TASK OBJECTIVE: Take every line where the string "chart" appears and copy it.

DATA SECTION:

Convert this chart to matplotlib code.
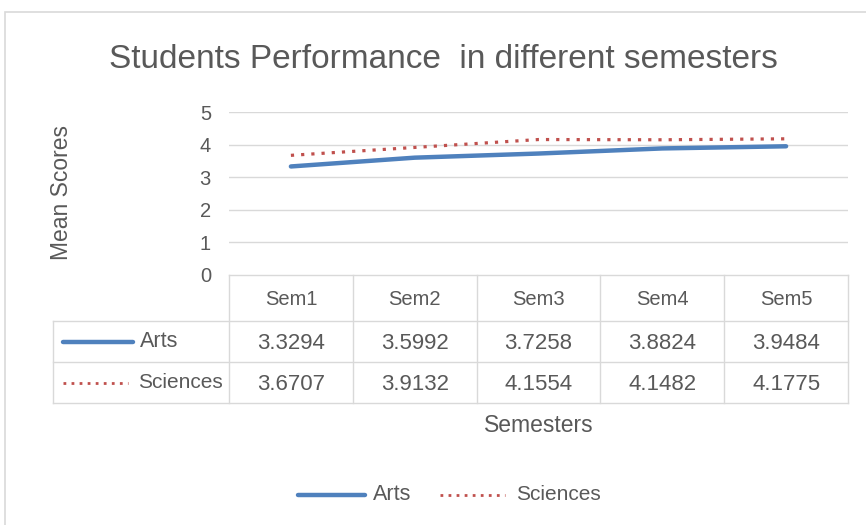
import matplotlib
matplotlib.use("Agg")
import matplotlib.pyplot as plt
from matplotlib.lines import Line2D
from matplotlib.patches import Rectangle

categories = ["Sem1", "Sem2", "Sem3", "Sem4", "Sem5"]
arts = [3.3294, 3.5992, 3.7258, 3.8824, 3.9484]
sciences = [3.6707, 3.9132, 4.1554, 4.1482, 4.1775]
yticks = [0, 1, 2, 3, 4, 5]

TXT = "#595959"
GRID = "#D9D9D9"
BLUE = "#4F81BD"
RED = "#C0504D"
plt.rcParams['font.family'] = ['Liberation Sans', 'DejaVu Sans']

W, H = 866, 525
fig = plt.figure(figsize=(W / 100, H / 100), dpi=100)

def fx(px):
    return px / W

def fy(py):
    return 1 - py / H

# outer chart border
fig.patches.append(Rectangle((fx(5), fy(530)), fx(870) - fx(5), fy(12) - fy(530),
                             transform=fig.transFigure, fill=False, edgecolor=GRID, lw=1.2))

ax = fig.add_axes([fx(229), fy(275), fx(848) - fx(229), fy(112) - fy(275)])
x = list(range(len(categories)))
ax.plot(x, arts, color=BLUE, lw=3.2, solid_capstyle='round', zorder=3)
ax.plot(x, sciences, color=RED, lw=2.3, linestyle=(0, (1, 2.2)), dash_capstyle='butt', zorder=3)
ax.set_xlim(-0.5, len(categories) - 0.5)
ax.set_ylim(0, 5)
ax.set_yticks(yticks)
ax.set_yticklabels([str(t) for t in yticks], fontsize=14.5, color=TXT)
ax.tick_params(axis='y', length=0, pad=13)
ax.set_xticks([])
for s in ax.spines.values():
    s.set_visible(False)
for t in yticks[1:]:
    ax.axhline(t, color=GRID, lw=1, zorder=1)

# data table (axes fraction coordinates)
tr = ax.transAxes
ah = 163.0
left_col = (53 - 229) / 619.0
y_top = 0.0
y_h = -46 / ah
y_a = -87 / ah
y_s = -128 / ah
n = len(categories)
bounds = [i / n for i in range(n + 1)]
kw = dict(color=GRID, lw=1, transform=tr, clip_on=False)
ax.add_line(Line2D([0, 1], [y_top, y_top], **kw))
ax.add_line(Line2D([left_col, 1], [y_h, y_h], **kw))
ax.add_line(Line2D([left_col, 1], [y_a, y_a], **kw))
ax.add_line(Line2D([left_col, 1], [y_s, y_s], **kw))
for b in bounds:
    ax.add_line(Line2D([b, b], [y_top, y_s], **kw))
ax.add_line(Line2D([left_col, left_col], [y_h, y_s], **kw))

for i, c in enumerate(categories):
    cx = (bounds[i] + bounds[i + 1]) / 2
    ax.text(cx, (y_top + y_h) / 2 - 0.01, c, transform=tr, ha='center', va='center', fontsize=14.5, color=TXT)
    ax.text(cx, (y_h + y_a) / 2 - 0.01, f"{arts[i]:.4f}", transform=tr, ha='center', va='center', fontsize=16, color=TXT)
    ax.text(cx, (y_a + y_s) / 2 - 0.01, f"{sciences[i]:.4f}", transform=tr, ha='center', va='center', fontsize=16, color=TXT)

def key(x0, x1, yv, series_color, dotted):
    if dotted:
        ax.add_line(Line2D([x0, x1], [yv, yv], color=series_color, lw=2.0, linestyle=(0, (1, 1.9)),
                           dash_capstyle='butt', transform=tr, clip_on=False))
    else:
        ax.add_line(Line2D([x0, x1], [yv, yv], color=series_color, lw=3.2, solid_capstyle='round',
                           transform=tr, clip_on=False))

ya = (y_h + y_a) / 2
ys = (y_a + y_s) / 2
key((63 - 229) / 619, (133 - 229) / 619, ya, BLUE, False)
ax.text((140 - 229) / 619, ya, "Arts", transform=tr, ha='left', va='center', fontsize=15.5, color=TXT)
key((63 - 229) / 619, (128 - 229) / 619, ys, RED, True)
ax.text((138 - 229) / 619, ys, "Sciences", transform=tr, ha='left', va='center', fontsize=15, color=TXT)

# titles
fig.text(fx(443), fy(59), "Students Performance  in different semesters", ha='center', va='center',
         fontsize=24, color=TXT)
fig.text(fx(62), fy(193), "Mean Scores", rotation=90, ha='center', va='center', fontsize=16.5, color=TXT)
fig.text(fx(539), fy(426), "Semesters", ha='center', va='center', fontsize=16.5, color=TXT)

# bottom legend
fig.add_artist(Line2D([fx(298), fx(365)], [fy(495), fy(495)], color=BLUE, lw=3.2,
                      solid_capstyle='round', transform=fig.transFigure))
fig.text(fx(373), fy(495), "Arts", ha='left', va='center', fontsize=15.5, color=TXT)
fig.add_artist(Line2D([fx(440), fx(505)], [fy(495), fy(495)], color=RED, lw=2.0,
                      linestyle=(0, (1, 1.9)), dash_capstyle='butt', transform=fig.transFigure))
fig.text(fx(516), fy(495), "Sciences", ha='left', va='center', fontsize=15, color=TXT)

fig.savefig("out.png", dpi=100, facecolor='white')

FULL OUTPUT:
Convert this chart to matplotlib code.
# outer chart border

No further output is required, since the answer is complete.